4. A game in accordance with claim 1, further characterized in each playing piece having a shielded surface visibly indicating the value of the piece, the remaining surfaces of each piece being identical to the corresponding surfaces of the other pieces, whereby with proper orientation, the value of each piece is visible only to a single player.
This invention relates generally to the field of board games using movable playing pieces, and played by two players, in which the object is to capture as many of the opposing pieces as possible, as in the game of checkers, or a single particular piece, as in the game of chess.
Such games are characterized in almost all instances by the fact that each piece has been assigned a specific value in terms of rank relative to the other pieces, and the value is readily apparent not only to a player holding the piece, but to his opponent as well. As captured pieces are retired, each player is in a position to continuously assess his position relative to that of his opponent, and decide upon subsequent moves based upon such assessments.

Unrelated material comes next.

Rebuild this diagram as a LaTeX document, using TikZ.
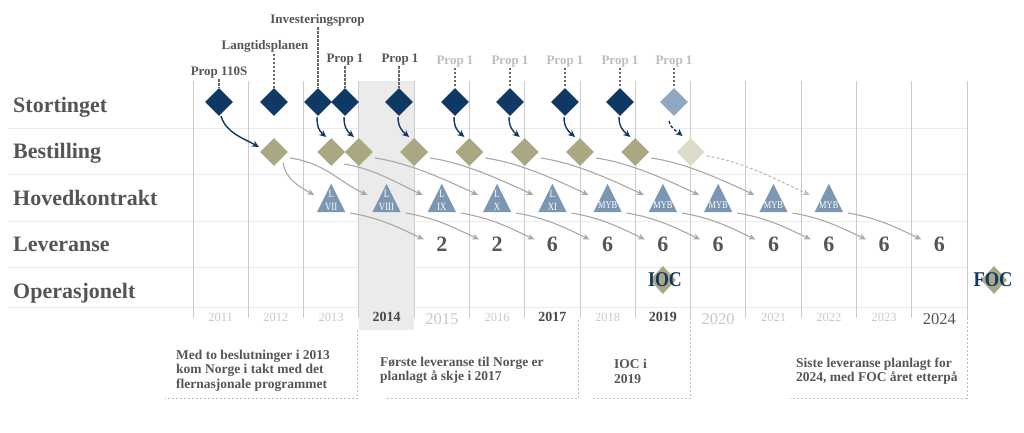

In military contests, a commander must often make decisions based upon estimated strength of his opponent, without actual knowledge. In such instances, his decisions must be made in the absence of knowledge of changes in strength which occur during a campaign, or, for that matter, a single encounter. Victory or defeat will, in such cases, depend upon the ability of the commander to guess the correct course, based upon such knowledge as he may have at the moment.
Briefly stated, the invention contemplates the provision of an improved board game which, to a considerable degree, requires the exercise of judgment and decision in the absence of total factual knowledge of the relative strength of the opposing player. To this end, there is provided a board having a plurality of squares constituting a playing area. Each of two players has a set of playing pieces which are substantially similar in external appearance, and which have a shielded surface which may be recessed so as to be visible only to the holder of the piece when the piece is properly positioned on the board. This surface is provided with an indication of the value of the piece in terms of rank. The pieces are moved in accordance with predetermined rules from delineated square to square, and an opposing piece is attacked by moving the attacking piece to the square occupied by the piece being attacked. The piece having the higher value or rank prevails, and this is electromechanically determined by placing both pieces in position for the reading of a four bit code incorporated into the base of each piece. The codes are compared, and a visible signal or audible signal indicates the winning side in a specific battle. The losing piece is retired by the holder without disclosing to the opponent the value or rank of the retired piece, following which the same continues. One piece on each side is designated as a principal piece, the capture of which results in total victory for the capturing side.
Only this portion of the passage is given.